Kate Dunn, Hugh Williams’ granddaughter and editor of their wartime correspondence, comments on how difficult the postwar period was for the young family. By 1946 Hugh Williams found he had lost his currency, and he struggled to re-establish himself on the stage and screen. Margaret was also making fewer appearances. In 1950, Hugh was declared a bankrupt and to deal with the crisis, the couple decided to turn to writing their own plays. Their partnership was, fortunately, a great success with audiences. Their first play was Plaintiff in a Pretty Hat and eight more followed. Two were made into films – The Grass is Greener (1960) and TheFlip Side (1967), while the musical Charlie Girlran for over 2,000 performances at London’s Adelphi Theatre. Their success as a writing team restored their fortunes.

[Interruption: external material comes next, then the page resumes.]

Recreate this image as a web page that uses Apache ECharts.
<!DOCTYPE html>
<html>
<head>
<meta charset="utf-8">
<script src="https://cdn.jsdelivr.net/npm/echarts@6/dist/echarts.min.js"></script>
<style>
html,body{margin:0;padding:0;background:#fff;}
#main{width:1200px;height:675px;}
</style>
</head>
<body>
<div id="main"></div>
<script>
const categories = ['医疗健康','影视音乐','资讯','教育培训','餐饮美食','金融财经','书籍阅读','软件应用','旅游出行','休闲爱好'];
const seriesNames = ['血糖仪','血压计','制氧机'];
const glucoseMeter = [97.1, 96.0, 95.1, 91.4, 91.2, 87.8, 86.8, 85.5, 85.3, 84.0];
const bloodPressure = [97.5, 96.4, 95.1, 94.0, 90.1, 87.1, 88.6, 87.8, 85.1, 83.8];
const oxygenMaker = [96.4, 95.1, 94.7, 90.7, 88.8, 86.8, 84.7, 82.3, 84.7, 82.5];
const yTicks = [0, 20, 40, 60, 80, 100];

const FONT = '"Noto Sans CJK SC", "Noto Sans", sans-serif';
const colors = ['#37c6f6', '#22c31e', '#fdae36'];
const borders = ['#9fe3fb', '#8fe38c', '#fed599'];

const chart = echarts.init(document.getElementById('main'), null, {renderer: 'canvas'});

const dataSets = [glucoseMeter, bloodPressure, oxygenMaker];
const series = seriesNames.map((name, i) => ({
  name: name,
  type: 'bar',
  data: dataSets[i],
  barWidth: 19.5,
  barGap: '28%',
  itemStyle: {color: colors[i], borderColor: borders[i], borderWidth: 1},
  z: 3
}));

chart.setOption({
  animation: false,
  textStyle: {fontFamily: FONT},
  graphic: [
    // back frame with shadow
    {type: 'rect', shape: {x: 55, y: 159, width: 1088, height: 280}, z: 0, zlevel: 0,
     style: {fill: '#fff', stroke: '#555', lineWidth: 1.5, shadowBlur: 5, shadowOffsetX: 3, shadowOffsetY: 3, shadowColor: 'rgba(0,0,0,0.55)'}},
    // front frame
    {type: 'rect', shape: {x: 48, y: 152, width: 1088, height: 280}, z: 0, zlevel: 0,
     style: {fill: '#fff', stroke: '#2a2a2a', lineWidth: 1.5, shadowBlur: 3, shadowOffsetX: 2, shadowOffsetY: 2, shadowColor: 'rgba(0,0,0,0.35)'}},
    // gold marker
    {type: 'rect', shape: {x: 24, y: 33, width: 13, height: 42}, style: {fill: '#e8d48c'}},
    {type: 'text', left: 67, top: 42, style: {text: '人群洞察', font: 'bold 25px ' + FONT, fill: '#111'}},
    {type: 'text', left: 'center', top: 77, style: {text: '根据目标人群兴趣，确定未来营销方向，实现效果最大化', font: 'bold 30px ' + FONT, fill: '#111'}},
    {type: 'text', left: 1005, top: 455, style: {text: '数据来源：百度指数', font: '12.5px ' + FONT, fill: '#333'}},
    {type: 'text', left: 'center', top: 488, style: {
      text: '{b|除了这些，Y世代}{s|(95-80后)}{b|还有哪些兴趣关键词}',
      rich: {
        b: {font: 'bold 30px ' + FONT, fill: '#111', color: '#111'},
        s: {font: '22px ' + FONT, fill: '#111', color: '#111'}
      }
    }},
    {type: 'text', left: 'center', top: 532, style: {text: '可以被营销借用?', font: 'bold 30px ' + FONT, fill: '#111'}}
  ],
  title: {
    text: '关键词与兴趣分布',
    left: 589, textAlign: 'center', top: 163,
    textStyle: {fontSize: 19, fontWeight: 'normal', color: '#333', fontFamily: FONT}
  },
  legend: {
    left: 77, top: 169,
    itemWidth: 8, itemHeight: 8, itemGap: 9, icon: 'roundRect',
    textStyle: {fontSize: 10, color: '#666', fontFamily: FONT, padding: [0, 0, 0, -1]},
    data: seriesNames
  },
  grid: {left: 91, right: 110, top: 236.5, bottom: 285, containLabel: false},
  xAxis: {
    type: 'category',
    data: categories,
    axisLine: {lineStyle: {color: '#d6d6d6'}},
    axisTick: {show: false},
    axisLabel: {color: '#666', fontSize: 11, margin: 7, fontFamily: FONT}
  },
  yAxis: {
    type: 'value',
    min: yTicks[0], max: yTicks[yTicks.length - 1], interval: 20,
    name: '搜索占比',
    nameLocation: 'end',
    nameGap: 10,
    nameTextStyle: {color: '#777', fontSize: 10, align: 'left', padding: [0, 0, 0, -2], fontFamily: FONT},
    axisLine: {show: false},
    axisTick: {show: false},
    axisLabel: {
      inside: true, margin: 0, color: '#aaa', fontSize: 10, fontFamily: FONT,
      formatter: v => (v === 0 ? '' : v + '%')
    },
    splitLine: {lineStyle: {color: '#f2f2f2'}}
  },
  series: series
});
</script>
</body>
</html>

Journalist Lynne Bell, reporting from London for The Sydney Morning Herald in early December 1969 (and ironically, only a few days before Williams sudden death), observed that despite some criticism of their work, “…the Williams’ ingredients of love and marriage, within a safe middle-class structure, continue to draw the crowds.” Bell noted that during 1967, three of their plays were running in the West End at the same time. Hugh’s obituary in The Guardian stated that their plays “though not fashionable, angry or sordid, gave civilized pleasure and had a great deal of theatrical skill”.
Margaret Vyner died in October 1993. Beyond their own body of work, Margaret and Hugh’s legacy has also been through a creative dynasty shared with their children and many of their grandchildren. Simon Williams is an actor, as was Polly Williams (1950-2004). Hugo Williams is a poet and writer. Grand children Tam Williams, Amy Williams and Kate Dunn, are actors and great-granddaughter Lily Dizdar is a director and writer.
Above: Margaret Vyner’s signature c 1939. Author’s collection.
Note 1 Before meeting Hugh Williams, the press associated Margaret Vyner romantically with several men. The question of a romance with Charles Farrell was the topic of gossip in 1936 after The Flying Doctor but Margaret categorically denied it and Farrell remained married to Virginia Valli until her death in 1968. There is no evidence to support the claim except that they acted together in another film.
Note 2 It’s regularly claimed that Cole Porter included a reference to Margaret Vyner in the lyrics of the song “You’re the top”, from the musical Anything Goes. However, she is not mentioned in the original lyrics. As the play was written in 1934, when she was still in Australia or Paris, the reference to Vyner could only have been added in one of the many later versions of the song, probably after 1937. Unfortunately, so far, this writer cannot find a later version of the song that includes the reference to Vyner.